• **THE TASK**: Return each line holding the string "this".

• **INPUT MATERIAL**:
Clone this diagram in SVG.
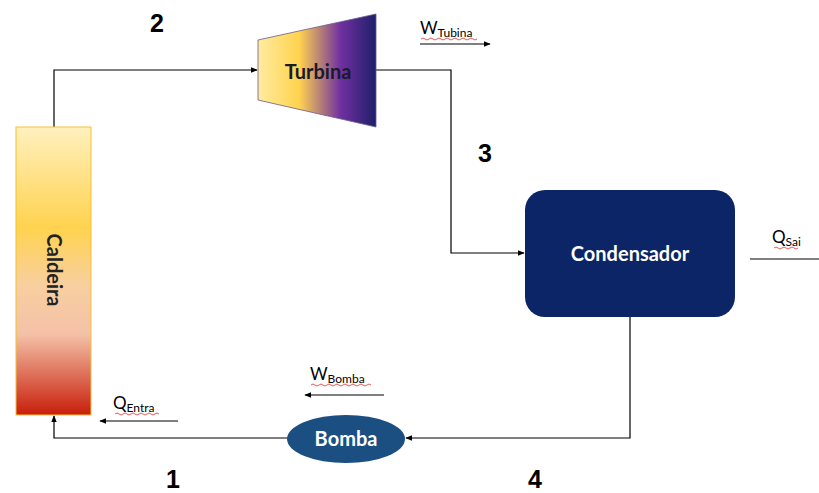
<svg xmlns="http://www.w3.org/2000/svg" width="819" height="493" viewBox="0 0 819 493">
<style>
.ln{fill:none;stroke:#000;stroke-width:1.2}
.num{font-family:"Liberation Sans",Arial,sans-serif;font-weight:bold;font-size:25px;fill:#000}
.lbl{font-family:Lato,"Liberation Sans",sans-serif;font-size:17px;fill:#000}
.sub{font-size:12px}
.node{font-family:Lato,"Liberation Sans",sans-serif;font-weight:bold;font-size:20px}
.wav{fill:none;stroke:#e03030;stroke-width:0.8}
</style>
<defs>
<marker id="ah" viewBox="0 0 10 10" refX="9" refY="5" markerWidth="7" markerHeight="7" orient="auto" markerUnits="userSpaceOnUse">
<path d="M0,1 L10,5 L0,9 z" fill="#000"/>
</marker>
<linearGradient id="gCal" x1="0" y1="0" x2="0" y2="1">
<stop offset="0" stop-color="#FFF0BE"/>
<stop offset="0.35" stop-color="#FFD34F"/>
<stop offset="0.55" stop-color="#F8CFA0"/>
<stop offset="0.72" stop-color="#F4C1A8"/>
<stop offset="1" stop-color="#C81E0A"/>
</linearGradient>
<linearGradient id="gTur" x1="0" y1="0" x2="1" y2="0">
<stop offset="0" stop-color="#FFEBA0"/>
<stop offset="0.35" stop-color="#FFD34F"/>
<stop offset="0.7" stop-color="#7030A0"/>
<stop offset="1" stop-color="#1F1F6A"/>
</linearGradient>
</defs>
<g id="connectors">
<polyline class="ln" points="54,127 54,70 257,70" marker-end="url(#ah)"/>
<polyline class="ln" points="376,70 451,70 451,253 524,253" marker-end="url(#ah)"/>
<polyline class="ln" points="630,317 630,438 406,438" marker-end="url(#ah)"/>
<polyline class="ln" points="287,438 54,438 54,416" marker-end="url(#ah)"/>
<line class="ln" x1="420" y1="44" x2="490" y2="44" marker-end="url(#ah)"/>
<line class="ln" x1="178" y1="421" x2="100" y2="421" marker-end="url(#ah)"/>
<line class="ln" x1="384" y1="395" x2="305" y2="395" marker-end="url(#ah)"/>
<line class="ln" x1="750" y1="259" x2="819" y2="259"/>
</g>
<g id="caldeira">
<rect x="16" y="127" width="75" height="288" fill="url(#gCal)" stroke="#F2C230" stroke-width="1"/>
<text class="node" x="0" y="0" transform="translate(47,270) rotate(90)" text-anchor="middle" fill="#222">Caldeira</text>
</g>
<g id="turbina">
<polygon points="258,40 376,14 376,127 258,100" fill="url(#gTur)" stroke="#6a5a8a" stroke-width="0.8"/>
<text class="node" x="318" y="79" text-anchor="middle" fill="#1a1a2a">Turbina</text>
</g>
<g id="condensador">
<rect x="525" y="190" width="210" height="127" rx="20" fill="#0B2566"/>
<text class="node" x="630" y="261" text-anchor="middle" fill="#fff">Condensador</text>
</g>
<g id="bomba">
<ellipse cx="346" cy="439" rx="59" ry="24" fill="#1B4F82"/>
<text class="node" x="346" y="446" text-anchor="middle" fill="#fff">Bomba</text>
</g>
<g id="labels">
<text class="num" x="150" y="32">2</text>
<text class="num" x="478" y="162">3</text>
<text class="num" x="166" y="488">1</text>
<text class="num" x="528" y="488">4</text>
<text class="lbl" x="420" y="34">W<tspan class="sub" dy="3">Tubina</tspan></text>
<text class="lbl" x="772" y="243">Q<tspan class="sub" dy="3">Sai</tspan></text>
<text class="lbl" x="113" y="409">Q<tspan class="sub" dy="3">Entra</tspan></text>
<text class="lbl" x="310" y="380">W<tspan class="sub" dy="3">Bomba</tspan></text>
<path class="wav" d="M421,39 q2,-2 4,0 t4,0 t4,0 t4,0 t4,0 t4,0 t4,0 t4,0 t4,0 t4,0 t4,0 t4,0 t4,0 t4,0"/>
<path class="wav" d="M774,248 q2,-2 4,0 t4,0 t4,0 t4,0 t4,0 t4,0"/>
<path class="wav" d="M115,414 q2,-2 4,0 t4,0 t4,0 t4,0 t4,0 t4,0 t4,0 t4,0 t4,0 t4,0 t4,0"/>
<path class="wav" d="M311,385 q2,-2 4,0 t4,0 t4,0 t4,0 t4,0 t4,0 t4,0 t4,0 t4,0 t4,0 t4,0 t4,0 t4,0 t4,0 t4,0"/>
</g>
</svg>
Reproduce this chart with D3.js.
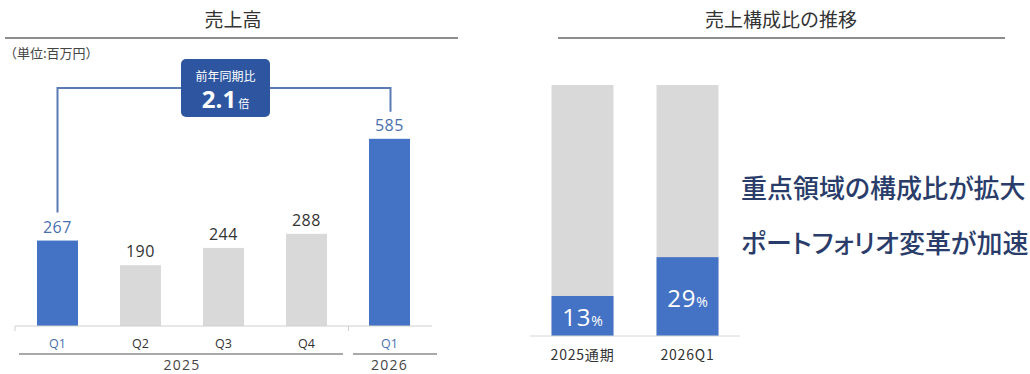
<!DOCTYPE html>
<html lang="ja">
<head>
<meta charset="utf-8">
<script src="https://cdn.jsdelivr.net/npm/d3@7"></script>
<style>
  html, body { margin: 0; padding: 0; background: #fff; }
  svg { display: block; font-family: "Noto Sans CJK JP", "Noto Sans", sans-serif; }
  .msg { font-feature-settings: "palt"; }
</style>
</head>
<body>
<svg id="chart" width="1030" height="374"></svg>
<script>
// Quarterly sales (millions of yen)
const quarters = ["Q1", "Q2", "Q3", "Q4", "Q1"];
const fiscalYears = ["2025", "2025", "2025", "2025", "2026"];
const sales = [267, 190, 244, 288, 585];
const highlighted = [true, false, false, false, true];
const yoyLabel = "前年同期比";
const yoyValue = "2.1";
const yoyUnit = "倍";

// Sales mix: share of focus areas (%)
const mixCategories = ["2025通期", "2026Q1"];
const focusShare = [13, 29];

const messages = ["重点領域の構成比が拡大", "ポートフォリオ変革が加速"];

const BLUE = "#4472c4";
const GREY = "#d9d9d9";
const LABEL_BLUE = "#4a6fae";
const TEXT = "#333";
const NUM_FONT = "'Open Sans', 'Noto Sans', sans-serif";

const svg = d3.select("#chart");

// ---------- Left panel: 売上高 ----------
const left = svg.append("g");

left.append("text").attr("x", 233).attr("y", 27).attr("text-anchor", "middle")
  .attr("font-size", 19).attr("fill", TEXT).text("売上高");
left.append("line").attr("x1", 5).attr("x2", 458).attr("y1", 38).attr("y2", 38)
  .attr("stroke", "#666").attr("stroke-width", 1.5);
left.append("text").attr("x", 4).attr("y", 58).attr("font-size", 13).attr("fill", "#444")
  .text("（単位:百万円）");

const idx = d3.range(sales.length);
const x = d3.scaleBand().domain(idx).range([16, 431]).paddingInner(0.506).paddingOuter(0.253);
const y = d3.scaleLinear().domain([0, 600]).range([326, 134]);

left.selectAll("rect.sale").data(idx).join("rect")
  .attr("class", "sale")
  .attr("x", i => x(i))
  .attr("width", x.bandwidth())
  .attr("y", i => y(sales[i]))
  .attr("height", i => y(0) - y(sales[i]))
  .attr("fill", i => highlighted[i] ? BLUE : GREY);

left.selectAll("text.val").data(idx).join("text")
  .attr("class", "val")
  .attr("x", i => x(i) + x.bandwidth() / 2)
  .attr("y", i => y(sales[i]) - 8)
  .attr("text-anchor", "middle")
  .attr("font-size", 16)
  .attr("font-family", NUM_FONT)
  .attr("letter-spacing", 0.6)
  .attr("fill", i => highlighted[i] ? LABEL_BLUE : TEXT)
  .text(i => sales[i]);

// baseline and group separators
left.append("line").attr("x1", 15).attr("x2", 432).attr("y1", y(0)).attr("y2", y(0))
  .attr("stroke", "#cfcfcf").attr("stroke-width", 1);
const sepX = (x(3) + x.bandwidth() + x(4)) / 2 + 0.5;
[15, sepX].forEach(sx => left.append("line").attr("x1", sx).attr("x2", sx)
  .attr("y1", y(0)).attr("y2", y(0) + 5).attr("stroke", "#cfcfcf"));

// quarter axis
const xAxis = d3.axisBottom(x).tickSize(0).tickFormat(i => quarters[i]);
const axisG = left.append("g").attr("transform", `translate(0,${y(0)})`).call(xAxis);
axisG.select(".domain").remove();
axisG.selectAll("text")
  .attr("dy", 0).attr("y", 22)
  .attr("font-size", 12.5)
  .attr("font-family", NUM_FONT)
  .attr("fill", (i) => highlighted[i] ? LABEL_BLUE : TEXT);

// fiscal year groups
const groups = d3.groups(idx, i => fiscalYears[i]);
const groupSpan = {
  "2025": [19, 343],
  "2026": [353, 437]
};
groups.forEach(([yr, members]) => {
  const [gx0, gx1] = groupSpan[yr];
  left.append("line").attr("x1", gx0).attr("x2", gx1).attr("y1", 354).attr("y2", 354)
    .attr("stroke", "#555").attr("stroke-width", 1.2);
  const cx = members.length > 1
    ? (x(members[0]) + x(members[members.length - 1]) + x.bandwidth()) / 2
    : x(members[0]) + x.bandwidth() / 2;
  left.append("text").attr("x", cx).attr("y", 370).attr("text-anchor", "middle")
    .attr("font-size", 14).attr("letter-spacing", 1.2)
    .attr("font-family", NUM_FONT)
    .attr("fill", "#444").text(yr);
});

// year-over-year bracket
const cxA = x(0) + x.bandwidth() / 2;
const cxB = x(4) + x.bandwidth() / 2 + 1;
const bracketY = 88;
left.append("path")
  .attr("d", `M${cxA},${y(sales[0]) - 28} V${bracketY} H${cxB} V${y(sales[4]) - 27}`)
  .attr("fill", "none").attr("stroke", "#5a7ab3").attr("stroke-width", 2);

const boxW = 89, boxH = 58, boxCx = 225.5;
left.append("rect").attr("x", boxCx - boxW / 2).attr("y", 59).attr("width", boxW).attr("height", boxH)
  .attr("rx", 5).attr("fill", "#2e56a0");
left.append("text").attr("x", boxCx).attr("y", 81).attr("text-anchor", "middle")
  .attr("font-size", 12).attr("fill", "#fff").text(yoyLabel);
const big = left.append("text").attr("x", boxCx).attr("y", 108).attr("text-anchor", "middle")
  .attr("fill", "#fff");
big.append("tspan").attr("font-size", 24).attr("font-weight", 700)
  .attr("font-family", NUM_FONT).text(yoyValue);
big.append("tspan").attr("font-size", 11).attr("dx", 2).text(yoyUnit);

// ---------- Right panel: 売上構成比の推移 ----------
const right = svg.append("g");

right.append("text").attr("x", 781).attr("y", 27).attr("text-anchor", "middle")
  .attr("font-size", 19).attr("fill", TEXT).text("売上構成比の推移");
right.append("line").attr("x1", 558).attr("x2", 1005).attr("y1", 38).attr("y2", 38)
  .attr("stroke", "#666").attr("stroke-width", 1.5);

const mx = d3.scaleBand().domain(mixCategories).range([530, 740]).paddingInner(0.41).paddingOuter(0.205);
const my = d3.scaleLinear().domain([-3.5, 100]).range([336, 85]);
const base = my.range()[0];

right.selectAll("rect.total").data(mixCategories).join("rect")
  .attr("class", "total")
  .attr("x", c => mx(c)).attr("width", mx.bandwidth())
  .attr("y", my(100)).attr("height", base - my(100))
  .attr("fill", GREY);

right.selectAll("rect.focus").data(mixCategories).join("rect")
  .attr("class", "focus")
  .attr("x", c => mx(c)).attr("width", mx.bandwidth())
  .attr("y", (c, i) => my(focusShare[i]))
  .attr("height", (c, i) => base - my(focusShare[i]))
  .attr("fill", BLUE);

const pct = right.selectAll("text.pct").data(mixCategories).join("text")
  .attr("class", "pct")
  .attr("x", c => mx(c) + mx.bandwidth() / 2)
  .attr("y", (c, i) => (my(focusShare[i]) + base) / 2 + 10)
  .attr("text-anchor", "middle").attr("fill", "#fff")
  .attr("font-family", NUM_FONT);
pct.append("tspan").attr("font-size", 24).attr("letter-spacing", 0.8).text((c, i) => focusShare[i]);
pct.append("tspan").attr("font-size", 14).text("%");

right.append("line").attr("x1", 530).attr("x2", 740).attr("y1", base).attr("y2", base)
  .attr("stroke", "#d6d6d6");

const mAxis = d3.axisBottom(mx).tickSize(0);
const mAxisG = right.append("g").attr("transform", `translate(0,${base})`).call(mAxis);
mAxisG.select(".domain").remove();
mAxisG.selectAll("text").attr("dy", 0).attr("y", 24)
  .attr("font-size", 14).attr("letter-spacing", 0.8).attr("fill", TEXT)
  .attr("font-family", "'Noto Sans CJK JP', sans-serif");

right.selectAll("text.msg").data(messages).join("text")
  .attr("class", "msg")
  .attr("x", 741).attr("y", (d, i) => 198 + i * 55)
  .attr("font-size", 26).attr("font-weight", 500).attr("fill", "#2a3d6a")
  .text(d => d);
</script>
</body>
</html>
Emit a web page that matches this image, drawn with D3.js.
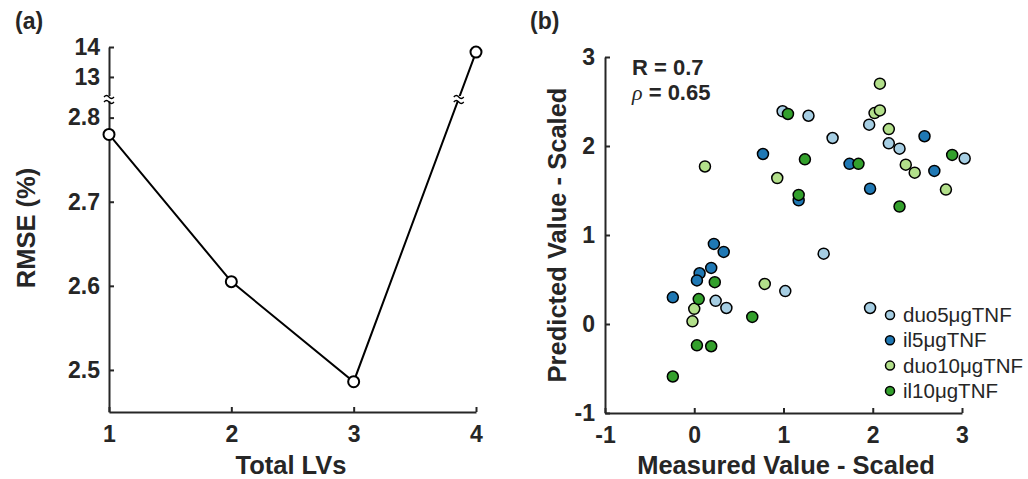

• **RESPONSE**:
Clone this diagram in SVG.
Reproduce this chart with D3.js.
Emit a web page that matches this image, drawn with D3.js.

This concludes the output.